* [Your goal] Look for the string "this" in every line, and copy each line that has it.
━━━━
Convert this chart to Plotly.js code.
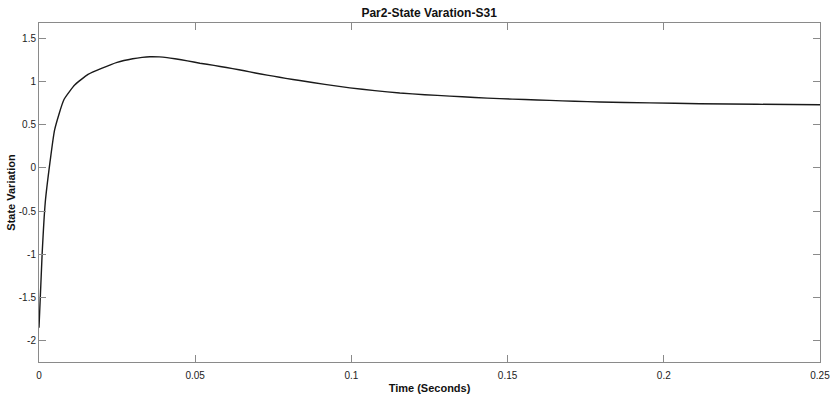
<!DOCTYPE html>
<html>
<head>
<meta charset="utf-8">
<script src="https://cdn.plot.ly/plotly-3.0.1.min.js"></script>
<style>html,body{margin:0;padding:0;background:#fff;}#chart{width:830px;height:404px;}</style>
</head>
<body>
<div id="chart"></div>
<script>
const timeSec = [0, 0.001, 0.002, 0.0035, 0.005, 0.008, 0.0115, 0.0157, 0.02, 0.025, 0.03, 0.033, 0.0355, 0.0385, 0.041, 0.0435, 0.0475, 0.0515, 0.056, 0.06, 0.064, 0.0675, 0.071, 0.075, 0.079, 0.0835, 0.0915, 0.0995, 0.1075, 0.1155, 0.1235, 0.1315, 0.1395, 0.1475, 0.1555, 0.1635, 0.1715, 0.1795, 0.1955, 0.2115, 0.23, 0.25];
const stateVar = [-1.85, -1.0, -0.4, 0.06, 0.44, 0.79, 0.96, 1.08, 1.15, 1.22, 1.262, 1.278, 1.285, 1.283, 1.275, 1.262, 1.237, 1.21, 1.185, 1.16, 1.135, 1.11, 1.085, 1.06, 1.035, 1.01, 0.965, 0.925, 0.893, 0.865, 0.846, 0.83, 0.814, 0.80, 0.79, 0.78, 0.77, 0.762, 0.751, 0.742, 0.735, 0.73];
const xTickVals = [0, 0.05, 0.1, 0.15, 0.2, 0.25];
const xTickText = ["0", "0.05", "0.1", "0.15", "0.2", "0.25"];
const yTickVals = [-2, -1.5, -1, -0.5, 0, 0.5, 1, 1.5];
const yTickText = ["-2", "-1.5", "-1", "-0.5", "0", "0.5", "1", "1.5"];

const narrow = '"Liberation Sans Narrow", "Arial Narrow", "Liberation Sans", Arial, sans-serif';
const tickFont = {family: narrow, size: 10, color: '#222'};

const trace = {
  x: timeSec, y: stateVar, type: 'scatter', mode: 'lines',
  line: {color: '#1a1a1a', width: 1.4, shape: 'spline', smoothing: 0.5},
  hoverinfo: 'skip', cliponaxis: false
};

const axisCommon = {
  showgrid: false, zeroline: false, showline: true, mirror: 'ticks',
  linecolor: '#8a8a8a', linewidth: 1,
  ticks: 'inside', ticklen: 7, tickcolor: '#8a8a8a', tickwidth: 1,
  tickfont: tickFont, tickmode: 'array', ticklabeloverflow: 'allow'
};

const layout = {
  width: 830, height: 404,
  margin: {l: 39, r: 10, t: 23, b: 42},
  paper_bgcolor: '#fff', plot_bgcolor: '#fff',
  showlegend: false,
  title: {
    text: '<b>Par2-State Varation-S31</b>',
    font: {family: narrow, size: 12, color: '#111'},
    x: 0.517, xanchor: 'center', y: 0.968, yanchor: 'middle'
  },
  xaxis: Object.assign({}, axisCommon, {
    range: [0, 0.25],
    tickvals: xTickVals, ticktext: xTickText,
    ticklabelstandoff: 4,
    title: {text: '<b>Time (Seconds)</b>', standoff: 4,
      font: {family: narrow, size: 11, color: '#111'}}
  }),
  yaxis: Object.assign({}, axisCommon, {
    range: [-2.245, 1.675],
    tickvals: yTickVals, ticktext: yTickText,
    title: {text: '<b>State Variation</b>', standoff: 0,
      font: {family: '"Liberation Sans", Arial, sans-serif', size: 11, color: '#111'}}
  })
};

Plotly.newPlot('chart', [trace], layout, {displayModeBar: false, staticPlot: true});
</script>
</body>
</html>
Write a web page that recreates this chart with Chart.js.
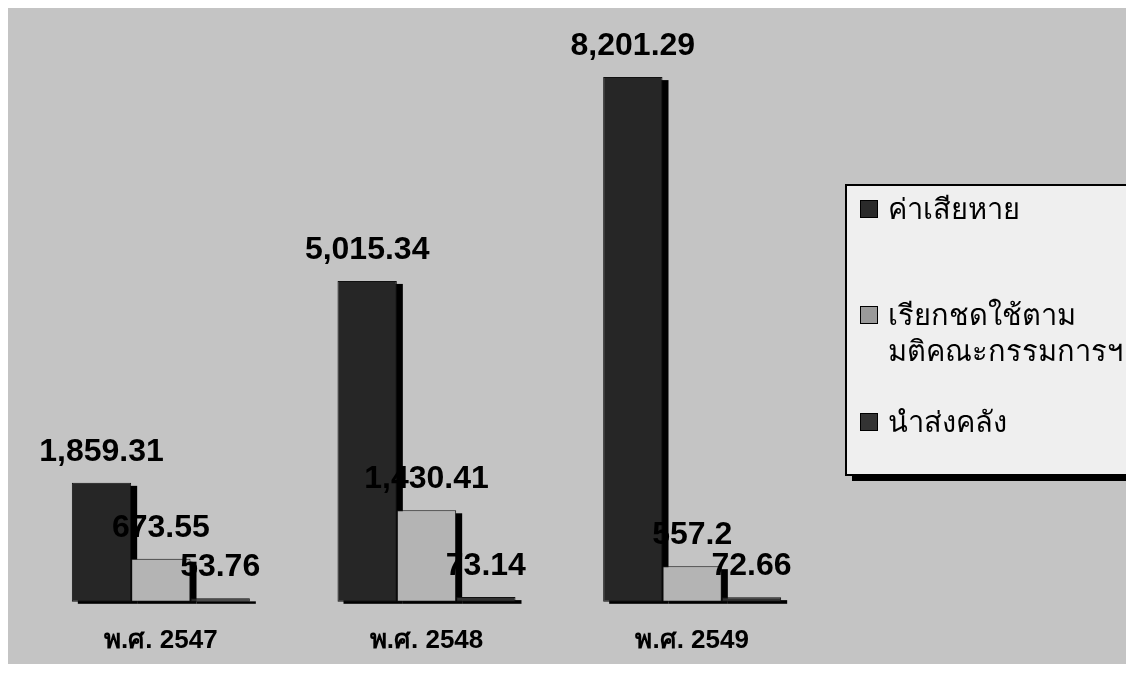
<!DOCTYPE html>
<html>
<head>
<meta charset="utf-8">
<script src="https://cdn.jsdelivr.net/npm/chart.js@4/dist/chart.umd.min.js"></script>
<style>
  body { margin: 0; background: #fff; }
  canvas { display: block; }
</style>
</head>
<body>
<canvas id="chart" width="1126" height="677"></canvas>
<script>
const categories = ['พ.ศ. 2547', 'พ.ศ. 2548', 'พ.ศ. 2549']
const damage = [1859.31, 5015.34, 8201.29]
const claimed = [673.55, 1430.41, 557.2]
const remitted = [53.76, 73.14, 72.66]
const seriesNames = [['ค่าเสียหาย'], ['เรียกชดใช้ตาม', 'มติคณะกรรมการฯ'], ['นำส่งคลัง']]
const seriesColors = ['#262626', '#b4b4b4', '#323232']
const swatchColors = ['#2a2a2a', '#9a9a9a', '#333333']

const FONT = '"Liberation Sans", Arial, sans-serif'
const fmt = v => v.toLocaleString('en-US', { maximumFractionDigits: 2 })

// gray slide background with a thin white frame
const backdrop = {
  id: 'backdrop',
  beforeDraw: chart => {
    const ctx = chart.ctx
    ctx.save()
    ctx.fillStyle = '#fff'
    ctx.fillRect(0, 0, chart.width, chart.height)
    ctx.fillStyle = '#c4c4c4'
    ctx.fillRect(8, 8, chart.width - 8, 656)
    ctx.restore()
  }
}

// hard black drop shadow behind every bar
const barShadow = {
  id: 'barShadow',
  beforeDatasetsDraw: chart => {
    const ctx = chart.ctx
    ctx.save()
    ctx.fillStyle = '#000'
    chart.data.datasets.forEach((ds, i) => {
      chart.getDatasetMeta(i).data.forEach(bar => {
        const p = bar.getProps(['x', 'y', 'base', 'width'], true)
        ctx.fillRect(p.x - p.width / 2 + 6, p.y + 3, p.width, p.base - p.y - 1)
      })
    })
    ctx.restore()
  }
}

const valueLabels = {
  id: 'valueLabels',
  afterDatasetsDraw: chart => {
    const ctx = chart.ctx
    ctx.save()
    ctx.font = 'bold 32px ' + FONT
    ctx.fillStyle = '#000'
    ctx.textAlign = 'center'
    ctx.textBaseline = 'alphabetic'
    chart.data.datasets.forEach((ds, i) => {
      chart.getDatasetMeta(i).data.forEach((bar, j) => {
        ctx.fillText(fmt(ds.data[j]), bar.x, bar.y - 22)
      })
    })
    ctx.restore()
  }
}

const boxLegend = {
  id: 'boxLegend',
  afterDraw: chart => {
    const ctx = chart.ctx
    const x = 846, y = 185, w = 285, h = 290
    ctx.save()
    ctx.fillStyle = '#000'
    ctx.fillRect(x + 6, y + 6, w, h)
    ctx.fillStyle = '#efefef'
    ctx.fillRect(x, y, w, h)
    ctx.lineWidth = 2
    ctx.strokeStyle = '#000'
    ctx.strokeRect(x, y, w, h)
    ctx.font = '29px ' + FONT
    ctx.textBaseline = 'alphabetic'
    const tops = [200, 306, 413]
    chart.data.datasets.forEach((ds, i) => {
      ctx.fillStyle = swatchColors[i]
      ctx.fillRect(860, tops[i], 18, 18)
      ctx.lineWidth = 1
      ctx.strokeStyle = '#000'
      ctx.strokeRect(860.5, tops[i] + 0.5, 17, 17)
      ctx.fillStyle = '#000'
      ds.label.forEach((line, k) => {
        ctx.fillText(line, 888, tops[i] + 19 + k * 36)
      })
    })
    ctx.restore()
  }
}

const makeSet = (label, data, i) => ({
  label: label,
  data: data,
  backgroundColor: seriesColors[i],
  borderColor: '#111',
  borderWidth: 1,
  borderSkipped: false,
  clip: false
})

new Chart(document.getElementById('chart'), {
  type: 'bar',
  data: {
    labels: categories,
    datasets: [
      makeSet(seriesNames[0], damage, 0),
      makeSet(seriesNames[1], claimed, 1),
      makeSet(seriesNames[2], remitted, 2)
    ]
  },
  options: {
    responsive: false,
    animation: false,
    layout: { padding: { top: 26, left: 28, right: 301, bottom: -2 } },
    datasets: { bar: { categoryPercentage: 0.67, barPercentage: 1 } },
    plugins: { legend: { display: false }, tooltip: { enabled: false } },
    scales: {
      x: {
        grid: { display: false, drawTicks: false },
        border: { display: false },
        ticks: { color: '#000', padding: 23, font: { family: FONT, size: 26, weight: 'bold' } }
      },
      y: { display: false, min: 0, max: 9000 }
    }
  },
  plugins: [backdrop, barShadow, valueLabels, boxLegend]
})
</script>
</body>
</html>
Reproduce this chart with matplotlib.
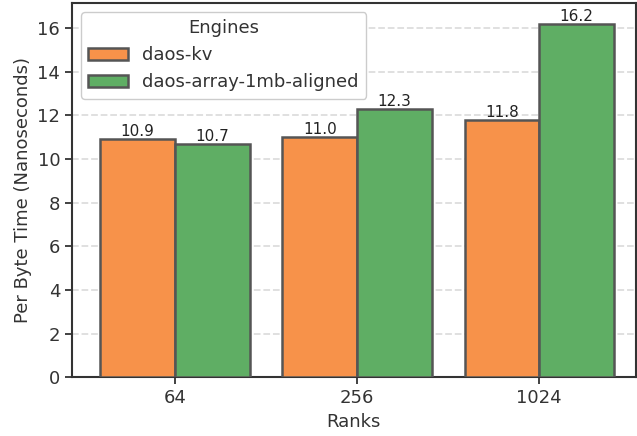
━━━━
* [Written answer]
Convert this chart to Plotly.js code.
Write a web page that recreates this chart with Chart.js.
Reproduce this chart with matplotlib.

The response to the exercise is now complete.